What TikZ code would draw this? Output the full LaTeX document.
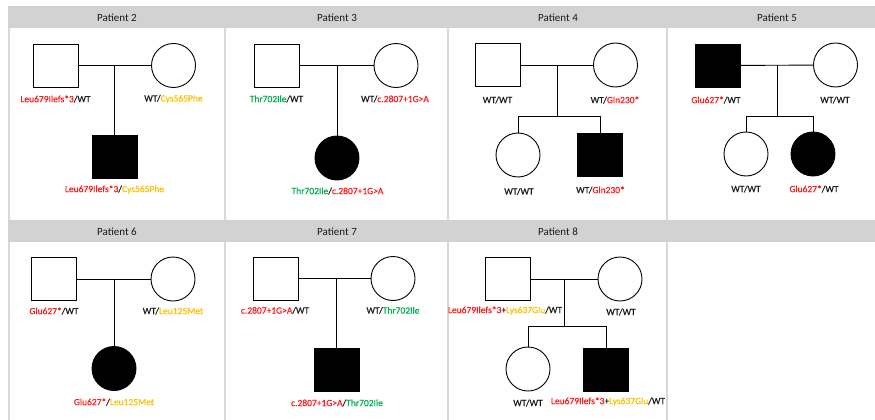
\documentclass[tikz,border=0pt]{standalone}
\usepackage{fontspec}
\setmainfont{Carlito}
\newfontfamily\genofont[FakeBold=0.6]{Carlito}
\definecolor{mred}{HTML}{FF1A1A}
\definecolor{mgold}{HTML}{FFC000}
\definecolor{mgreen}{HTML}{00B050}
\definecolor{hdrgray}{HTML}{D2D2D2}
\definecolor{rulegray}{HTML}{D9D9D9}
\definecolor{ink}{HTML}{1A1A1A}
\tikzset{
  male/.style={draw,rectangle,line width=0.9pt,minimum width=45pt,minimum height=43pt,inner sep=0pt,fill=white},
  female/.style={draw,circle,line width=0.9pt,minimum size=44pt,inner sep=0pt,fill=white},
  affected/.style={fill=black},
  geno/.style={font=\genofont\fontsize{9.5}{11}\selectfont,text=ink,inner sep=0pt},
  link/.style={line width=0.9pt},
  hdrtxt/.style={font=\fontsize{11}{13}\selectfont,text=ink,inner sep=0pt},
  cellrule/.style={draw=rulegray,line width=1.2pt}
}
\newcommand{\rd}[1]{\textcolor{mred}{#1}}
\newcommand{\gd}[1]{\textcolor{mgold}{#1}}
\newcommand{\gr}[1]{\textcolor{mgreen}{#1}}
\begin{document}
\begin{tikzpicture}[x=1pt,y=-1pt]
\useasboundingbox (0,0) rectangle (875,420);
\fill[white] (0,0) rectangle (875,420);

% table grid
\foreach \cx in {9,225,448,667} {
  \draw[cellrule] (\cx,28) -- (\cx,420);
}
\fill[hdrgray] (8,6) rectangle (875,28);
\fill[hdrgray] (8,220) rectangle (875,242);

% headers
\node[hdrtxt] (h2) at (117,17.5) {Patient 2};
\node[hdrtxt] (h3) at (337,17.5) {Patient 3};
\node[hdrtxt] (h4) at (558,17.5) {Patient 4};
\node[hdrtxt] (h5) at (777,17.5) {Patient 5};
\node[hdrtxt] (h6) at (117,231.5) {Patient 6};
\node[hdrtxt] (h7) at (337,231.5) {Patient 7};
\node[hdrtxt] (h8) at (558,231.5) {Patient 8};

% ---------- Patient 2 ----------
\node[male] (p2f) at (55.5,65.5) {};
\node[female] (p2m) at (173.5,65.5) {};
\node[male,affected] (p2c) at (114.5,156.5) {};
\draw[link] (p2f) -- (p2m);
\coordinate (p2u) at (p2c.north |- p2f.east);
\draw[link] (p2u) -- (p2c.north);
\node[geno] (p2fl) at (55.5,99) {\rd{Leu679Ilefs*3}/WT};
\node[geno] (p2ml) at (173.5,99) {WT/\gd{Cys565Phe}};
\node[geno] (p2cl) at (114.5,189.5) {\rd{Leu679Ilefs*3}/\gd{Cys565Phe}};

% ---------- Patient 3 ----------
\node[male] (p3f) at (276.5,65.5) {};
\node[female] (p3m) at (396,65.5) {};
\node[female,affected] (p3c) at (337,158) {};
\draw[link] (p3f) -- (p3m);
\coordinate (p3u) at (p3c.north |- p3f.east);
\draw[link] (p3u) -- (p3c.north);
\node[geno] (p3fl) at (276.5,99) {\gr{Thr702Ile}/WT};
\node[geno] (p3ml) at (395,99) {WT/\rd{c.2807+1G>A}};
\node[geno] (p3cl) at (337.5,191) {\gr{Thr702Ile}/\rd{c.2807+1G>A}};

% ---------- Patient 4 ----------
\node[male] (p4f) at (498,65) {};
\node[female] (p4m) at (615.5,65) {};
\node[female] (p4c1) at (518,155) {};
\node[male,affected] (p4c2) at (600,155) {};
\draw[link] (p4f) -- (p4m);
\coordinate (p4u) at (557,65);
\coordinate (p4s) at (557,116);
\draw[link] (p4u) -- (p4s);
\draw[link] (p4c1.north) -- (p4c1.north |- p4s) -- (p4c2.north |- p4s) -- (p4c2.north);
\node[geno] (p4fl) at (497.5,100) {WT/WT};
\node[geno] (p4ml) at (615,100) {WT/\rd{Gln230*}};
\node[geno] (p4c1l) at (519,191.5) {WT/WT};
\node[geno] (p4c2l) at (600.5,190) {WT/\rd{Gln230*}};

% ---------- Patient 5 ----------
\node[male,affected] (p5f) at (718,65.5) {};
\node[female] (p5m) at (835.5,65) {};
\node[female] (p5c1) at (746,154) {};
\node[female,affected] (p5c2) at (813,154) {};
\draw[link] (p5f) -- (p5m);
\coordinate (p5u) at (777,65);
\coordinate (p5s) at (777,116);
\draw[link] (p5u) -- (p5s);
\draw[link] (p5c1.north) -- (p5c1.north |- p5s) -- (p5c2.north |- p5s) -- (p5c2.north);
\node[geno] (p5fl) at (716,100) {\rd{Glu627*}/WT};
\node[geno] (p5ml) at (835,100) {WT/WT};
\node[geno] (p5c1l) at (746,189) {WT/WT};
\node[geno] (p5c2l) at (814,189) {\rd{Glu627*}/WT};

% ---------- Patient 6 ----------
\node[male] (p6f) at (54,279) {};
\node[female] (p6m) at (173,279) {};
\node[female,affected] (p6c) at (114,368.5) {};
\draw[link] (p6f) -- (p6m);
\coordinate (p6u) at (p6c.north |- p6f.east);
\draw[link] (p6u) -- (p6c.north);
\node[geno] (p6fl) at (54,311) {\rd{Glu627*}/WT};
\node[geno] (p6ml) at (173,311) {WT/\gd{Leu125Met}};
\node[geno] (p6cl) at (114,402) {\rd{Glu627*}/\gd{Leu125Met}};

% ---------- Patient 7 ----------
\node[male] (p7f) at (275.5,278.5) {};
\node[female] (p7m) at (393,278.5) {};
\node[male,affected] (p7c) at (336.5,370) {};
\draw[link] (p7f) -- (p7m);
\coordinate (p7u) at (p7c.north |- p7f.east);
\draw[link] (p7u) -- (p7c.north);
\node[geno] (p7fl) at (275,310.5) {\rd{c.2807+1G>A}/WT};
\node[geno] (p7ml) at (393,310.5) {WT/\gr{Thr702Ile}};
\node[geno] (p7cl) at (337,403) {\rd{c.2807+1G>A}/\gr{Thr702Ile}};

% ---------- Patient 8 ----------
\node[male] (p8f) at (508,279) {};
\node[female] (p8m) at (620,279) {};
\node[female] (p8c1) at (528,369) {};
\node[male,affected] (p8c2) at (606,370) {};
\draw[link] (p8f) -- (p8m);
\coordinate (p8u) at (564,279);
\coordinate (p8s) at (564,326);
\draw[link] (p8u) -- (p8s);
\draw[link] (p8c1.north) -- (p8c1.north |- p8s) -- (p8c2.north |- p8s) -- (p8c2.north);
\node[geno] (p8fl) at (505,310.5) {\rd{Leu679Ilefs*3}+\gd{Lys637Glu}/WT};
\node[geno] (p8ml) at (621,312) {WT/WT};
\node[geno] (p8c1l) at (528,403) {WT/WT};
\node[geno] (p8c2l) at (608,401.5) {\rd{Leu679Ilefs*3}+\gd{Lys637Glu}/WT};
\end{tikzpicture}
\end{document}
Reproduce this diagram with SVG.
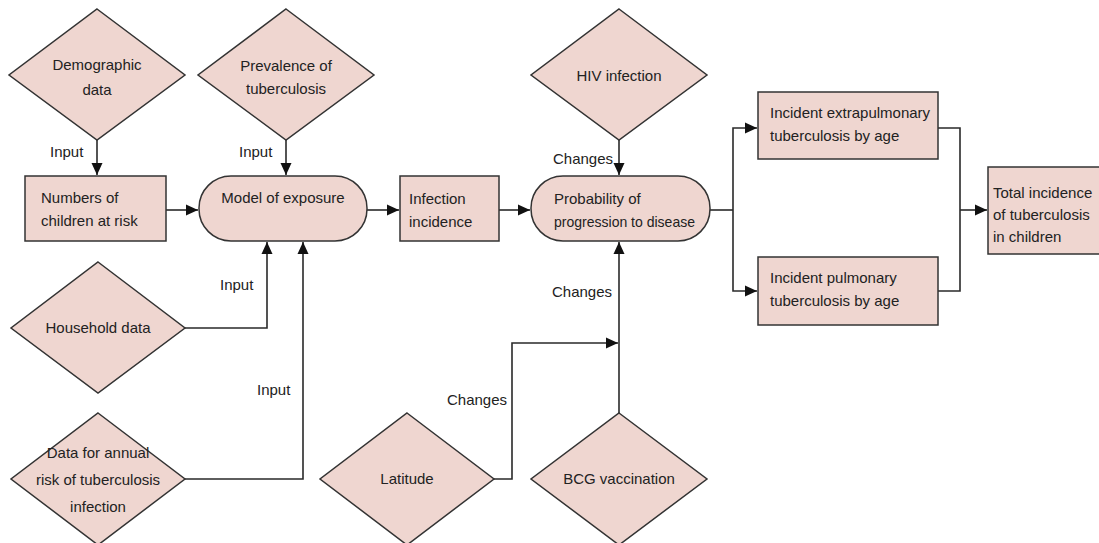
<svg xmlns="http://www.w3.org/2000/svg" width="1099" height="543" viewBox="0 0 1099 543">
<defs>
<style>
.n{fill:#efd6d0;stroke:#333;stroke-width:1.5}
.t{font-family:"Liberation Sans",Arial,sans-serif;font-size:15px;fill:#222}
.c{text-anchor:middle}
.e{fill:none;stroke:#2a2a2a;stroke-width:1.6}
</style>
<marker id="a" viewBox="0 0 12 12" refX="12" refY="6" markerWidth="12" markerHeight="12" markerUnits="userSpaceOnUse" orient="auto">
<path d="M0,0.5L12,6L0,11.5z" fill="#111"/>
</marker>
</defs>
<rect width="1099" height="543" fill="#fff"/>
<g id="connectors">
<path class="e" d="M97,140V175" marker-end="url(#a)"/>
<path class="e" d="M286,140V175" marker-end="url(#a)"/>
<path class="e" d="M166,210H198" marker-end="url(#a)"/>
<path class="e" d="M367,210H399" marker-end="url(#a)"/>
<path class="e" d="M499,210H530" marker-end="url(#a)"/>
<path class="e" d="M619,140V175" marker-end="url(#a)"/>
<path class="e" d="M185,328H267V242" marker-end="url(#a)"/>
<path class="e" d="M185,479H303V242" marker-end="url(#a)"/>
<path class="e" d="M619,413V242" marker-end="url(#a)"/>
<path class="e" d="M493,479H512V343H618" marker-end="url(#a)"/>
<path class="e" d="M710,210H733"/>
<path class="e" d="M733,210V128H757" marker-end="url(#a)"/>
<path class="e" d="M733,210V291H757" marker-end="url(#a)"/>
<path class="e" d="M938,128H960V291H938"/>
<path class="e" d="M960,210H987" marker-end="url(#a)"/>
<text class="t" x="50" y="157">Input</text>
<text class="t" x="239" y="157">Input</text>
<text class="t" x="220" y="290">Input</text>
<text class="t" x="257" y="395">Input</text>
<text class="t" x="553" y="164">Changes</text>
<text class="t" x="552" y="297">Changes</text>
<text class="t" x="447" y="405">Changes</text>
</g>
<g id="demographic"><path class="n" d="M97,9L185,75L97,140L9,75z"/><text class="t c" x="97" y="70">Demographic</text><text class="t c" x="97" y="95">data</text></g>
<g id="prevalence"><path class="n" d="M286,9L374,75L286,140L198,75z"/><text class="t c" x="286" y="71">Prevalence of</text><text class="t c" x="286" y="94">tuberculosis</text></g>
<g id="hiv"><path class="n" d="M619,9L707,75L619,140L531,75z"/><text class="t c" x="619" y="81">HIV infection</text></g>
<g id="numbers"><rect class="n" x="25" y="176" width="141" height="65"/><text class="t" x="41" y="203">Numbers of</text><text class="t" x="41" y="226">children at risk</text></g>
<g id="exposure"><rect class="n" x="199" y="176" width="168" height="65" rx="32" ry="32"/><text class="t c" x="283" y="203">Model of exposure</text></g>
<g id="infection"><rect class="n" x="400" y="176" width="99" height="65"/><text class="t" x="409" y="204">Infection</text><text class="t" x="409" y="227">incidence</text></g>
<g id="progression"><rect class="n" x="531" y="176" width="179" height="65" rx="32" ry="32"/><text class="t" x="554" y="204">Probability of</text><text class="t" x="554" y="227" textLength="141" lengthAdjust="spacingAndGlyphs">progression to disease</text></g>
<g id="extrapulmonary"><rect class="n" x="758" y="92" width="180" height="67"/><text class="t" x="770" y="118">Incident extrapulmonary</text><text class="t" x="770" y="141">tuberculosis by age</text></g>
<g id="pulmonary"><rect class="n" x="758" y="257" width="180" height="68"/><text class="t" x="770" y="283">Incident pulmonary</text><text class="t" x="770" y="306">tuberculosis by age</text></g>
<g id="total"><rect class="n" x="988" y="167" width="115" height="87"/><text class="t" x="993" y="198">Total incidence</text><text class="t" x="993" y="220">of tuberculosis</text><text class="t" x="993" y="242">in children</text></g>
<g id="household"><path class="n" d="M98,262L185,328L98,393L11,328z"/><text class="t c" x="98" y="333">Household data</text></g>
<g id="annual"><path class="n" d="M98,413L185,479L98,545L11,479z"/><text class="t c" x="98" y="458">Data for annual</text><text class="t c" x="98" y="485">risk of tuberculosis</text><text class="t c" x="98" y="512">infection</text></g>
<g id="latitude"><path class="n" d="M407,413L494,479L407,545L320,479z"/><text class="t c" x="407" y="484">Latitude</text></g>
<g id="bcg"><path class="n" d="M619,413L707,479L619,545L531,479z"/><text class="t c" x="619" y="484">BCG vaccination</text></g>
</svg>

_ _ _ _ _ _ _

- [Written request]:
In the records above, find the lines containing "this" and copy them.

- [Task response]:
What TikZ code would draw this? Output the full LaTeX document.
Reproduce this diagram with SVG.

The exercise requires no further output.